Most of the breeder have had these – or similar – “customers” on their farm. Please, don’t get me wrong: I do like pleasure riders. But a good pleasure horse must also have a good (i.e. cost-effective) price. Serious breeding starts with the right selection of the mating partners, followed by the optimal care of the mare during pregnancy, and offers the foal ideal conditions to raise with lots of exercise. Where this is not guaranteed at a young age, later problems are pre-programmed. And even if a pleasure horse is not able to trot like Totilas, or to “jump houses”, it needs to have other qualities: Character, temperament, constitution and health. And these characteristics are by no means less important than dressage or show jumping aptitude.
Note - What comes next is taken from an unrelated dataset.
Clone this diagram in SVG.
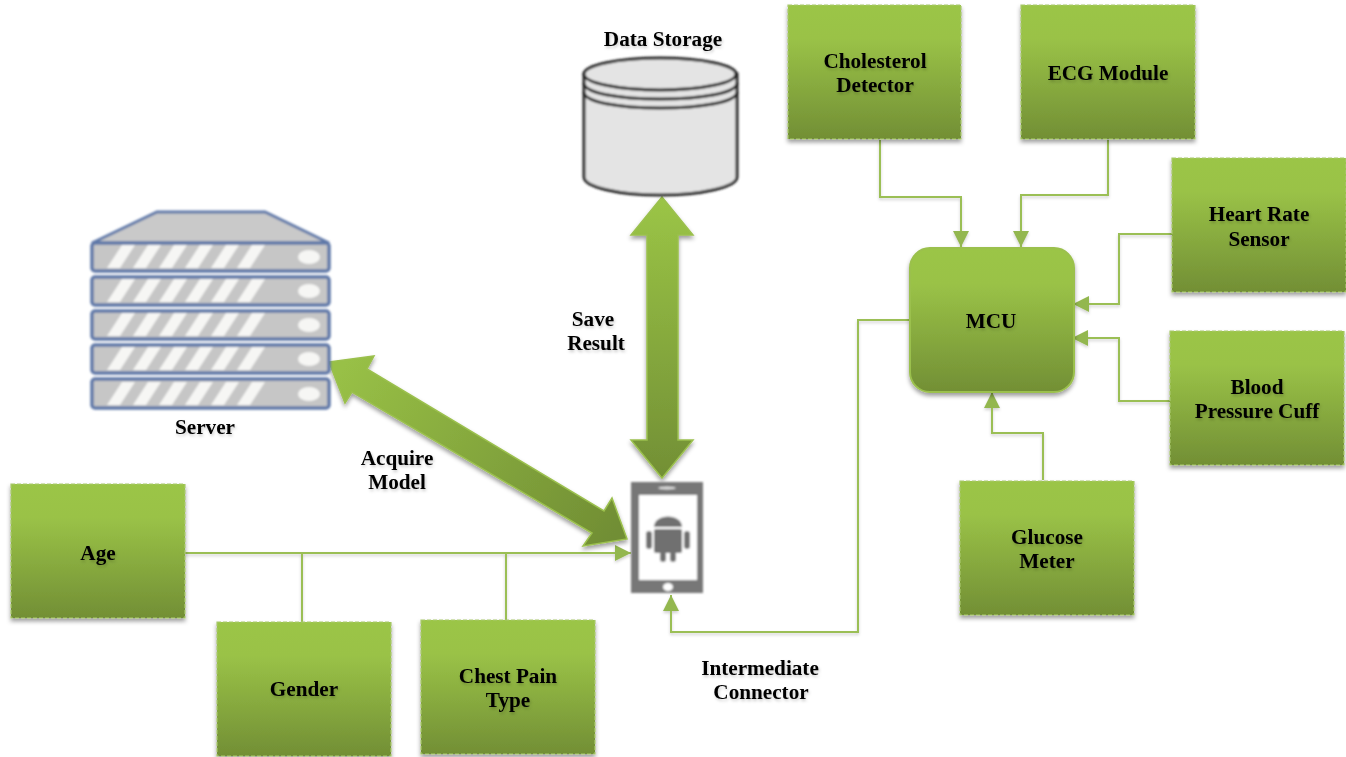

Lately, we conducted an online-survey and asked people, who bought a purebred Arabian as pleasure horse within the last five years. The purchase prices quoted were sobering: Almost two thirds of all horses were sold between 1000-5000 €. Those, who do not have more money available to buy a horse, are reminded that the purchase price is only a fraction of the running costs to keep a horse. And more often than not, “cheap” horses become very expensive due to vet treatment, that are necessary to remedy any rearing and keeping deficits.

If you cannot afford the purchase price, just keep on saving for another year or two the cost that you need each month to feed and maintain a horse. And those, who sell their horses at such a cheap price should be aware that they are partly responsible if it is sooner or later given away – because what costs nothing is often worth nothing.
Fortunately, there are also those more sophisticated pleasure riders, who know the cost of conscientious breeding and raising, and who are grateful that there are (still) breeders, who place great value on it even if it is costly. For such a horse, these customers pay the double or triple price and as a breeder you have the justified hope that the horse will be equally valued by him, as it is by you.